MICHAEL MOORE: Absolutely. Well, I mean, absolutely. But, again, they’ve got that so locked up. All these guys should be gone Larry Summers, the whole—I mean, they never should have been there in the first place. It is so bizarre that Paul Volcker is essentially the hero of this story, on some level, that they shoved him out, and now he apparently is back in. So I don’t know what that means, but—
Capitalism
AMY GOODMAN: What is the lesson of Capitalism: A Love Story for what we’re seeing today in the United States, in Obama America?
MICHAEL MOORE: Well, capitalism and democracy are the opposite of each other. Capitalism is a system that guarantees that a few are going to do very well, and everybody else is going to serve the few. Democracy means everybody has a seat at the table. Everybody. And the wealth that is created is shared amongst everybody. That’s democracy. That’s the basic tenet of virtually every faith, this temple, the Christian Church, Islam, the Buddhists. The things that every—religious people say they believe in, that is one of the first tenets of those religions, that we all sit at the table and that we don’t create a society that shoves so many off into the other room.
So, capitalism has had some incredible victories in the last week.
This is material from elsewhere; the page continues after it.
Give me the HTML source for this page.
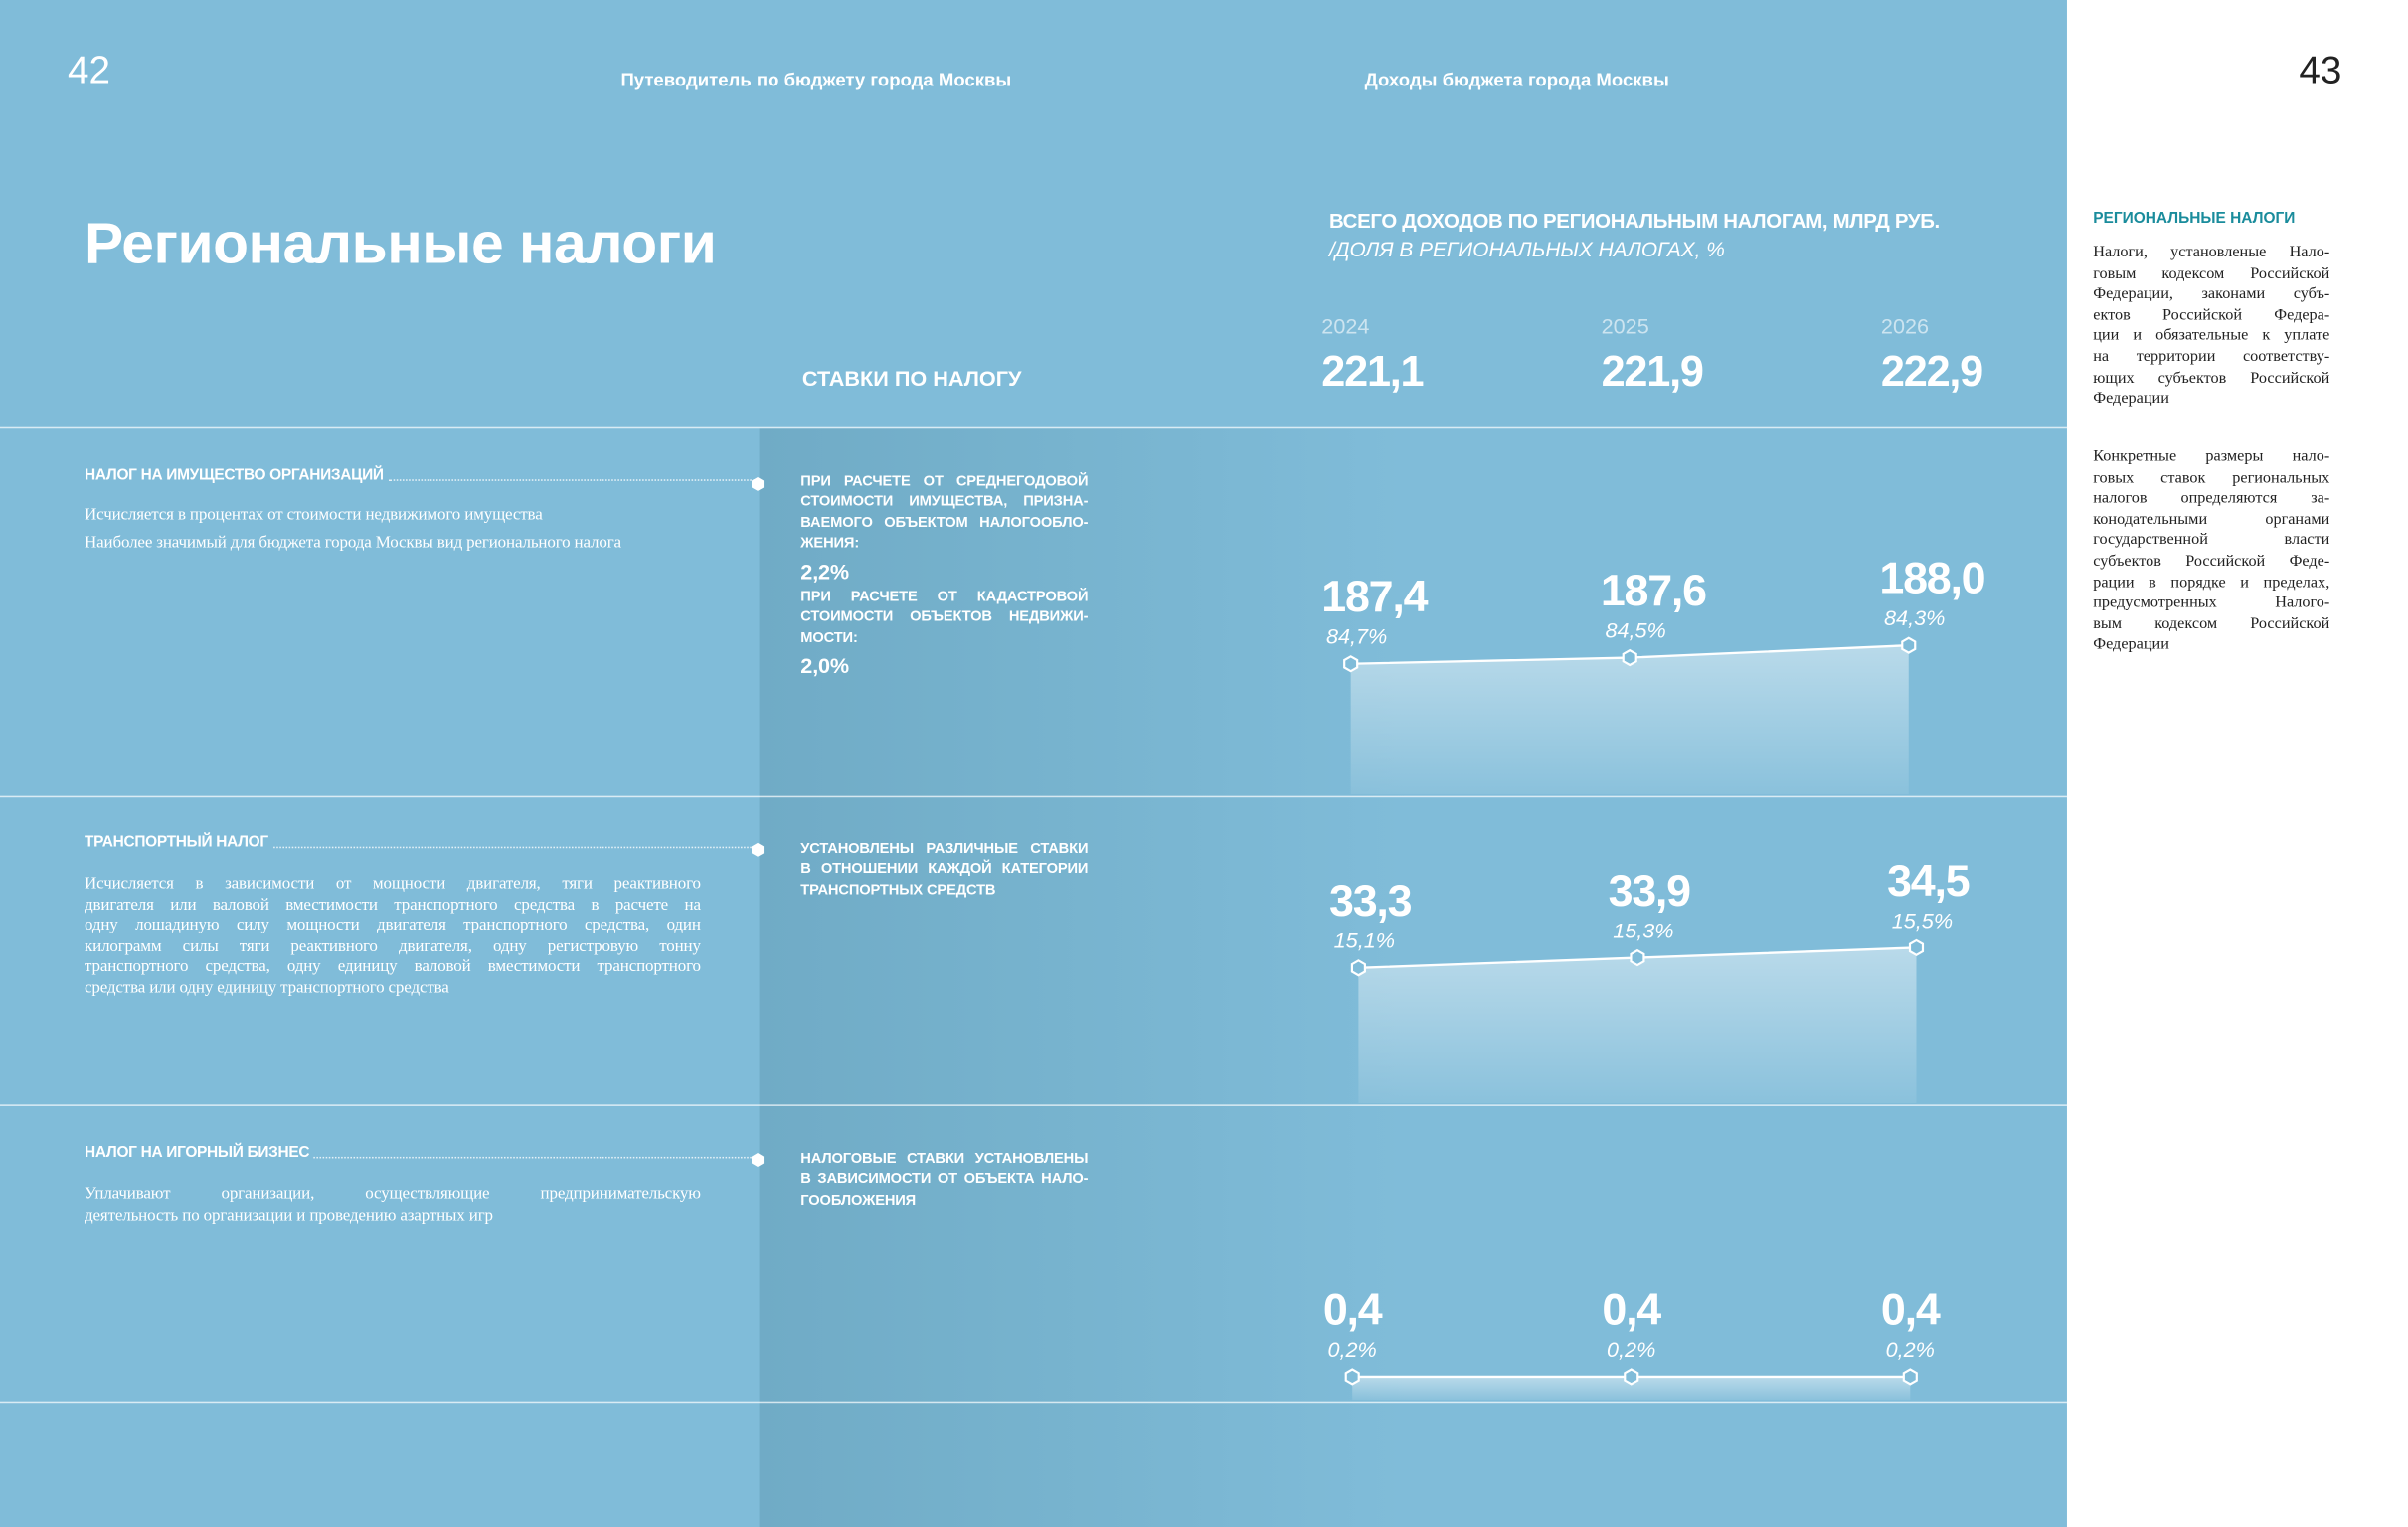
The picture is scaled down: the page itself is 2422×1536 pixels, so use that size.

They’ve had a weak president and a scared Congress during this last year. So they are running a number of victory laps right now. They’ve been popping a lot of corks. But we, all of us, have to remember that there’s more of us than there are of them. There always have been. There always will be. There’s nothing to be afraid of here It’s time to step up and take this country back. And, you know, I will climb out of my own personal despair of what I’ve witnessed in this last week. I will pray for those in Haiti who suffer, those who have died just during the course of this interview, hundreds, maybe thousands just during this brief time. And I will demand that my government get help to those people and start behaving the way we expect them to behave.